Künstliche Intelligenz in der Vor-Ort-Apotheke – noch ein weiter Weg

„Künstliche Intelligenz“ und „Apotheke“: Diese beiden Begriffe werden aktuell eher selten zusammen im Mund geführt. Dennoch könnte die KI auch bei der Arbeit in der Offizin Einzug halten. Einen Blick in die Glaskugel wagte der Stuttgarter Rechtsanwalt Professor Heinz-Uwe Dettling. Beim ApothekenRechtTag der Interpharm online hängte er das Thema an drei konkreten Testfragen auf: „Kann KI konkret-individuelle Medikationspläne?“, „Kann KI Empathie?“ und „Kann KI ,Troubleshooting‘?“.

Man stehe bei der Künstlichen Intelligenz (KI) allgemein noch ganz am Anfang der Entwicklung, stellte Dettling eingangs fest. Es gebe bislang auch noch keine rechtlich verbindliche Definition dafür. Vorhandene Versuche helfen für ihn wegen der mangelnden Praxistauglichkeit nicht recht weiter. Um sich rechtlich zu nähern, erläuterte er kurz, wie klassische Software eigentlich aufgebaut ist.

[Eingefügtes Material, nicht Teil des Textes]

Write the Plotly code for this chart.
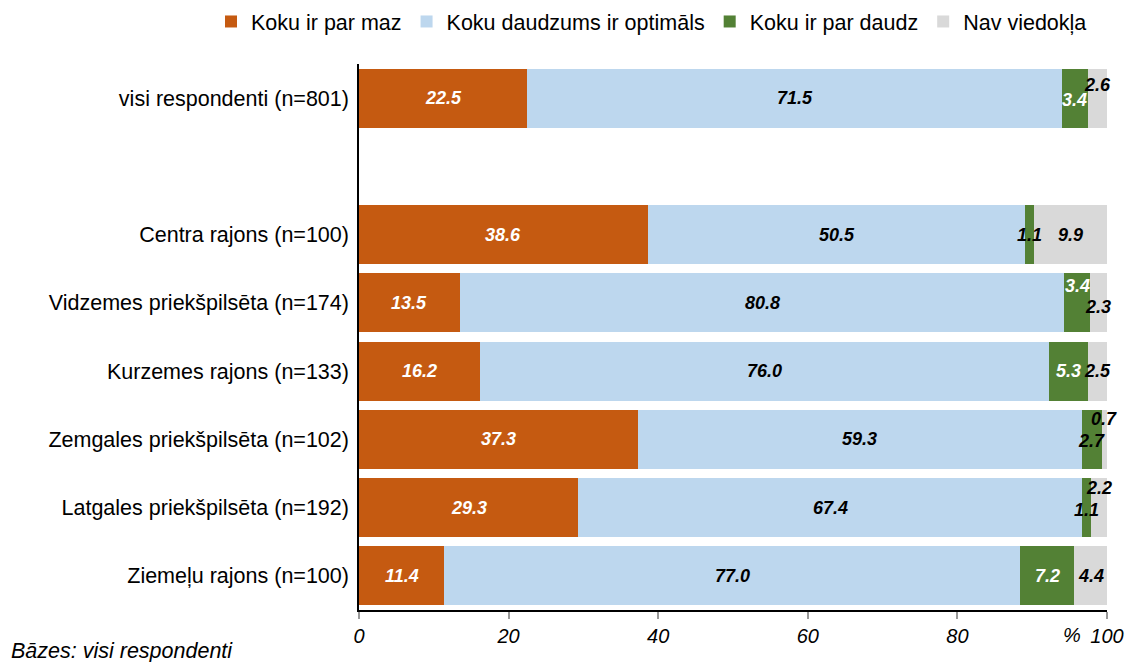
import plotly.graph_objects as go

# ---- data ----
categories = [
    "visi respondenti (n=801)",
    "Centra rajons (n=100)",
    "Vidzemes priekšpilsēta (n=174)",
    "Kurzemes rajons (n=133)",
    "Zemgales priekšpilsēta (n=102)",
    "Latgales priekšpilsēta (n=192)",
    "Ziemeļu rajons (n=100)",
]
series_names = [
    "Koku ir par maz",
    "Koku daudzums ir optimāls",
    "Koku ir par daudz",
    "Nav viedokļa",
]
too_few = [22.5, 38.6, 13.5, 16.2, 37.3, 29.3, 11.4]
optimal = [71.5, 50.5, 80.8, 76.0, 59.3, 67.4, 77.0]
too_many = [3.4, 1.1, 3.4, 5.3, 2.7, 1.1, 7.2]
no_opinion = [2.6, 9.9, 2.3, 2.5, 0.7, 2.2, 4.4]
x_ticks = [0, 20, 40, 60, 80, 100]
footnote = "Bāzes: visi respondenti"

# ---- layout helpers ----
W, H = 1129, 662
ML, MR, MT, MB = 359, 22, 64, 52
PW, PH = W - ML - MR, H - MT - MB
row_pos = [0, 2, 3, 4, 5, 6, 7]  # blank row between total and districts
colors = ["#C55A11", "#BDD7EE", "#538135", "#D9D9D9"]
# vertical nudges (px) for crowded labels: (row, series) -> shift
label_yshift = {(0, 2): -2, (0, 3): 13, (2, 2): 17, (2, 3): -4,
                (4, 3): 20, (4, 2): -2, (5, 3): 20, (5, 2): -2}

series = [too_few, optimal, too_many, no_opinion]
FONT = "Liberation Sans, Arial, sans-serif"

fig = go.Figure()
for name, vals, col in zip(series_names, series, colors):
    fig.add_trace(go.Bar(
        name=name, x=vals, y=row_pos, orientation="h",
        marker=dict(color=col, line=dict(width=0)),
        width=0.865, hoverinfo="x+name",
    ))

annotations = []
for r, y in enumerate(row_pos):
    start = 0.0
    for s, vals in enumerate(series):
        v = vals[r]
        white = (s == 0) or (s == 2 and v >= 3)
        annotations.append(dict(
            x=start + v / 2, y=y, xref="x", yref="y",
            text=f"<b><i>{v:.1f}</i></b>", showarrow=False,
            font=dict(family=FONT, size=18, color="white" if white else "black"),
            yshift=label_yshift.get((r, s), 0),
        ))
        start += v

annotations.append(dict(
    x=95.3, y=0, xref="x", yref="paper", yshift=-25, yanchor="middle",
    text="<i>%</i>", showarrow=False, font=dict(family=FONT, size=20, color="black"),
))
annotations.append(dict(
    x=(9 - ML) / PW, y=-(651 - (H - MB)) / PH, xref="paper", yref="paper",
    xanchor="left", yanchor="middle",
    text=f"<i>{footnote}</i>", showarrow=False, font=dict(family=FONT, size=21.5, color="black"),
))

fig.update_layout(
    barmode="stack",
    width=W, height=H,
    margin=dict(l=ML, r=MR, t=MT, b=MB, autoexpand=False),
    paper_bgcolor="white", plot_bgcolor="white",
    font=dict(family=FONT, color="black"),
    annotations=annotations,
    legend=dict(
        orientation="h", xref="paper", yref="paper",
        x=(211 - ML) / PW, xanchor="left", y=1 + 63 / PH, yanchor="top",
        font=dict(family=FONT, size=21.5, color="black"),
        itemwidth=30, traceorder="normal", bgcolor="rgba(0,0,0,0)",
    ),
    xaxis=dict(
        range=[0, 100], tickvals=x_ticks, showgrid=False, zeroline=False,
        showline=True, linecolor="black", linewidth=1.5, automargin=False,
        ticks="outside", ticklen=7, tickwidth=2, tickcolor="#999999",
        tickfont=dict(family=FONT, size=20, color="black", style="italic"),
    ),
    yaxis=dict(
        range=[7.5, -0.5], tickvals=row_pos, ticktext=categories, automargin=False,
        showgrid=False, zeroline=False, showline=True, linecolor="black", linewidth=1.5,
        ticks="", ticklabelstandoff=4,
        tickfont=dict(family=FONT, size=21.5, color="black"),
    ),
)

fig.write_html(
    "out.html",
    config={"displayModeBar": False},
    post_script="document.body.style.margin='0';document.body.style.overflow='hidden';",
)
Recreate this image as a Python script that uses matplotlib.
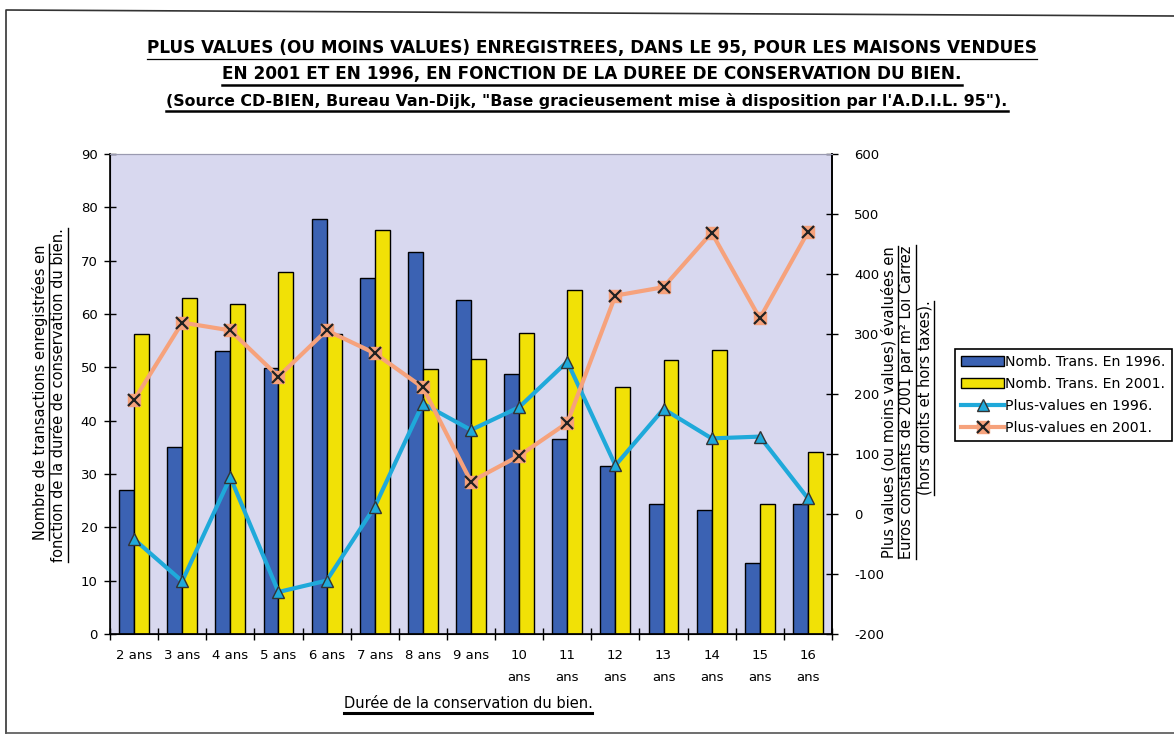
import numpy as np
import matplotlib
matplotlib.use("Agg")
import matplotlib.pyplot as plt
from matplotlib.lines import Line2D
from matplotlib.patches import Patch
from matplotlib.legend_handler import HandlerTuple

# durée de conservation (catégories de l'axe x)
categories = ["2 ans", "3 ans", "4 ans", "5 ans", "6 ans", "7 ans", "8 ans", "9 ans",
              "10\nans", "11\nans", "12\nans", "13\nans", "14\nans", "15\nans", "16\nans"]

# nombre de transactions (axe gauche)
trans_1996 = [27, 35, 53, 49.8, 77.8, 66.7, 71.7, 62.6, 48.8, 36.5, 31.5, 24.4, 23.3, 13.3, 24.3]
trans_2001 = [56.2, 63, 61.8, 67.9, 56.2, 75.8, 49.6, 51.5, 56.4, 64.5, 46.4, 51.3, 53.3, 24.3, 34.2]

# plus-values en euros constants (axe droit)
pv_1996 = [-42, -112, 61, -130, -111, 12, 184, 140, 178, 254, 81, 175, 126, 129, 26]
pv_2001 = [190, 319, 306, 229, 306, 268, 211, 54, 97, 152, 364, 378, 469, 326, 470]

W, H = 1174, 737
BLUE = "#3b62b3"
YELLOW = "#f1e106"
CYAN = "#1fa9da"
ORANGE = "#f6a27c"
BG = "#d8d8ef"

plt.rcParams["font.family"] = ["DejaVu Sans"]
plt.rcParams["axes.unicode_minus"] = False

fig = plt.figure(figsize=(W / 100, H / 100), dpi=100)
ax = fig.add_axes([110 / W, 1 - 634 / H, 722 / W, 480 / H])
ax.set_facecolor(BG)

x = np.arange(len(categories))
bw = 0.31
ax.bar(x - bw / 2, trans_1996, bw, color=BLUE, edgecolor="black", linewidth=1.0, zorder=2)
ax.bar(x + bw / 2, trans_2001, bw, color=YELLOW, edgecolor="black", linewidth=1.0, zorder=2)

ax.set_xlim(-0.5, len(categories) - 0.5)
ax.set_ylim(0, 90)
ax.set_yticks(np.arange(0, 91, 10))
ax.tick_params(axis="y", direction="inout", length=8, width=1, labelsize=9.5, pad=5)
ax.set_xticks(np.arange(-0.5, len(categories), 1))
ax.set_xticklabels([])
ax.set_xticks(x, minor=True)
ax.set_xticklabels(categories, minor=True, fontsize=9.5, linespacing=1.85, va="top")
ax.tick_params(axis="x", which="major", direction="inout", length=8, width=1)
ax.tick_params(axis="x", which="minor", length=0, pad=11)
for sp in ["left", "bottom", "right"]:
    ax.spines[sp].set_linewidth(1.2)
ax.spines["top"].set_color("#9a9ab0")

ax2 = ax.twinx()
ax2.set_ylim(-200, 600)
ax2.set_yticks(np.arange(-200, 601, 100))
ax2.tick_params(axis="y", direction="inout", length=8, width=1, labelsize=9.5, pad=12)
ax2.spines["right"].set_linewidth(1.2)
ax2.spines["top"].set_color("#9a9ab0")

ax2.plot(x, pv_1996, color=CYAN, linewidth=3, zorder=3)
ax2.plot(x, pv_1996, linestyle="none", marker="^", markersize=8, markerfacecolor=CYAN,
         markeredgecolor="#333333", markeredgewidth=1, zorder=4)
ax2.plot(x, pv_2001, color=ORANGE, linewidth=3, zorder=3)
ax2.plot(x, pv_2001, linestyle="none", marker="s", markersize=9, color=ORANGE, zorder=4)
ax2.plot(x, pv_2001, linestyle="none", marker="x", markersize=9, markeredgecolor="#222222",
         markeredgewidth=1.6, zorder=5)

# légende
h_b = Patch(facecolor=BLUE, edgecolor="black")
h_y = Patch(facecolor=YELLOW, edgecolor="black")
h_c = (Line2D([], [], color=CYAN, linewidth=3),
       Line2D([], [], linestyle="none", marker="^", markersize=8, markerfacecolor=CYAN,
              markeredgecolor="#333333"))
h_o = (Line2D([], [], color=ORANGE, linewidth=3),
       Line2D([], [], linestyle="none", marker="s", markersize=9, color=ORANGE),
       Line2D([], [], linestyle="none", marker="x", markersize=9, markeredgecolor="#222222",
              markeredgewidth=1.6))
leg = fig.legend([h_b, h_y, h_c, h_o],
                 ["Nomb. Trans. En 1996.", "Nomb. Trans. En 2001.",
                  "Plus-values en 1996.", "Plus-values en 2001."],
                 handler_map={tuple: HandlerTuple(ndivide=1, pad=0)},
                 loc="upper left", bbox_to_anchor=(955 / W, 1 - 349 / H),
                 fontsize=10.2, handlelength=3.0, handletextpad=0.1, labelspacing=0.55,
                 borderpad=0.45, borderaxespad=0, fancybox=False, framealpha=1)
leg.get_frame().set_edgecolor("black")
leg.get_frame().set_linewidth(1.2)

# titres
t1 = fig.text(592 / W, 1 - 48 / H,
              "PLUS VALUES (OU MOINS VALUES) ENREGISTREES, DANS LE 95, POUR LES MAISONS VENDUES",
              ha="center", va="center", fontsize=12.2, fontweight="bold")
t2 = fig.text(592 / W, 1 - 74 / H,
              "EN 2001 ET EN 1996, EN FONCTION DE LA DUREE DE CONSERVATION DU BIEN.",
              ha="center", va="center", fontsize=12.2, fontweight="bold")
t3 = fig.text(587 / W, 1 - 101 / H,
              "(Source CD-BIEN, Bureau Van-Dijk, \"Base gracieusement mise à disposition par l'A.D.I.L. 95\").",
              ha="center", va="center", fontsize=11.4, fontweight="bold")

yl1 = fig.text(40 / W, 1 - 392 / H, "Nombre de transactions enregistrées en",
               rotation=90, ha="center", va="center", fontsize=10.5)
yl2 = fig.text(59 / W, 1 - 395 / H, "fonction de la durée de conservation du bien.",
               rotation=90, ha="center", va="center", fontsize=10.5)
yr1 = fig.text(889 / W, 1 - 402 / H, "Plus values (ou moins values) évaluées en",
               rotation=90, ha="center", va="center", fontsize=10.5)
yr2 = fig.text(907 / W, 1 - 402 / H, "Euros constants de 2001 par m² Loi Carrez",
               rotation=90, ha="center", va="center", fontsize=10.5)
yr3 = fig.text(925 / W, 1 - 398 / H, "(hors droits et hors taxes).",
               rotation=90, ha="center", va="center", fontsize=10.5)
xl = fig.text(468 / W, 1 - 703 / H, "Durée de la conservation du bien.",
              ha="center", va="center", fontsize=10.5)

# soulignements
fig.canvas.draw()
renderer = fig.canvas.get_renderer()


def underline(t, lw, pad=2, vertical=False):
    bb = t.get_window_extent(renderer)
    if vertical:
        xx = bb.x1 + pad
        fig.add_artist(Line2D([xx / W, xx / W], [bb.y0 / H, bb.y1 / H], color="black",
                              linewidth=lw, transform=fig.transFigure))
    else:
        yy = bb.y0 - pad
        fig.add_artist(Line2D([bb.x0 / W, bb.x1 / W], [yy / H, yy / H], color="black",
                              linewidth=lw, transform=fig.transFigure))


underline(t1, 0.9)
underline(t2, 1.8)
underline(t3, 1.8)
for t in [yl1, yl2, yr1, yr2, yr3]:
    underline(t, 1.0, pad=1, vertical=True)
underline(xl, 2.2)

# cadre de la page
fig.add_artist(Line2D([6 / W, 6 / W, 1174 / W], [1 - 733 / H, 1 - 10 / H, 1 - 16 / H],
                      color="#333333", linewidth=1.2, transform=fig.transFigure))
fig.add_artist(Line2D([6 / W, 1174 / W], [1 - 733 / H, 1 - 733 / H],
                      color="#555555", linewidth=1.2, transform=fig.transFigure))

fig.savefig("out.png", dpi=100)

„Digitization“ und „Algorithmization“

In der ersten Welle der „Digitization“ sei es nur um den digitalen Einsatz menschlicher Intelligenz mit der sturen Anwendung menschlicher „Wenn-Dann-Regeln“ gegangen, die auf konkrete Beobachtungen und logischen Schlussregeln basieren. Die so entwickelte Software habe keine Spielräume und arbeite lediglich vom Menschen Vorgegebenes ab. Die zweite Welle habe dann die „Algorithmization“, das heißt die Künstliche Intelligenz (KI) eingeführt. Dabei würden Daten nach maschinellen „Wenn-Dann-Regeln“ verarbeitet. Ursprünglich seien diese zwar ebenfalls vom Menschen geschaffen, aber die Software entwickle sie auf der Basis neuer Situationen als selbstlernendes System weiter. „KI ist eine Kombination von menschlicher Logik, menschlicher Stochastik und technischer Informatik“, fasste Dettling zusammen. „Sie errechnet durch maschinelles Lernen eigene Wenn-Dann-Regeln.“

Parallelen zum Arzneimittel

Die Herausforderung bei der Anwendung bestehe nun darin, wie der Mensch kontrollieren kann, welche „Wenn-Dann-Regeln“ die KI entwickelt, und welche Fehlerquellen dabei entstehen könnten. In diesem Zusammenhang spreche man auch von KI als „Blackbox“. Als Ansatz für die Kontrolle sieht er Parallelen zur Arzneimittelentwicklung. Er glaubt, dass KI genauso geprüft werden muss wie Arzneimittel. Beide seien Produkte besonderer Art, allerdings wissenschaftlich erklärbar und berechenbar mit den Prädikaten Wirksamkeit als Wahrscheinlichkeit, Unbedenklichkeit und Qualität, zum Beispiel im Hinblick auf die Cybersicherheit. 

Medizinische Software ist Medizinprodukt

In der Arzneimittelversorgung könnte medizinische Software in Zukunft eine größere Rolle spielen. Software, die als Grundlage für medizinischen Entscheidungen dienen soll, ist rechtlich ein Medizinprodukt. Für dieses muss laut Dettling die Wiederholbarkeit, Zuverlässigkeit und Leistung entsprechend der bestimmungsgemäßen Verwendung nachwiesen werden. Wie das beim Einsatz Künstlicher Intelligenz für solche Apps gewährleistet werden könne (Stichwort „Blackbox“), sei jedoch bislang nicht geklärt. Hier stehe man noch völlig am Anfang.

Trotzdem habe die US-Arzneimittelbehörde bereits solche Software zugelassen. Als Beispiel führte Dettling ein KI-gestütztes Diagnosesystem für diabetische Retinopathie an, dessen Vermarktung die FDA im April 2018 genehmigte. Es analysiert den Augenhintergrund auf frühe, diskrete Anzeichen von Gefäßveränderungen in weniger als einer Minute, und zwar ohne notwendige Präsenz eines Augenarztes und mit einer hohen Sensitivität und Spezifität.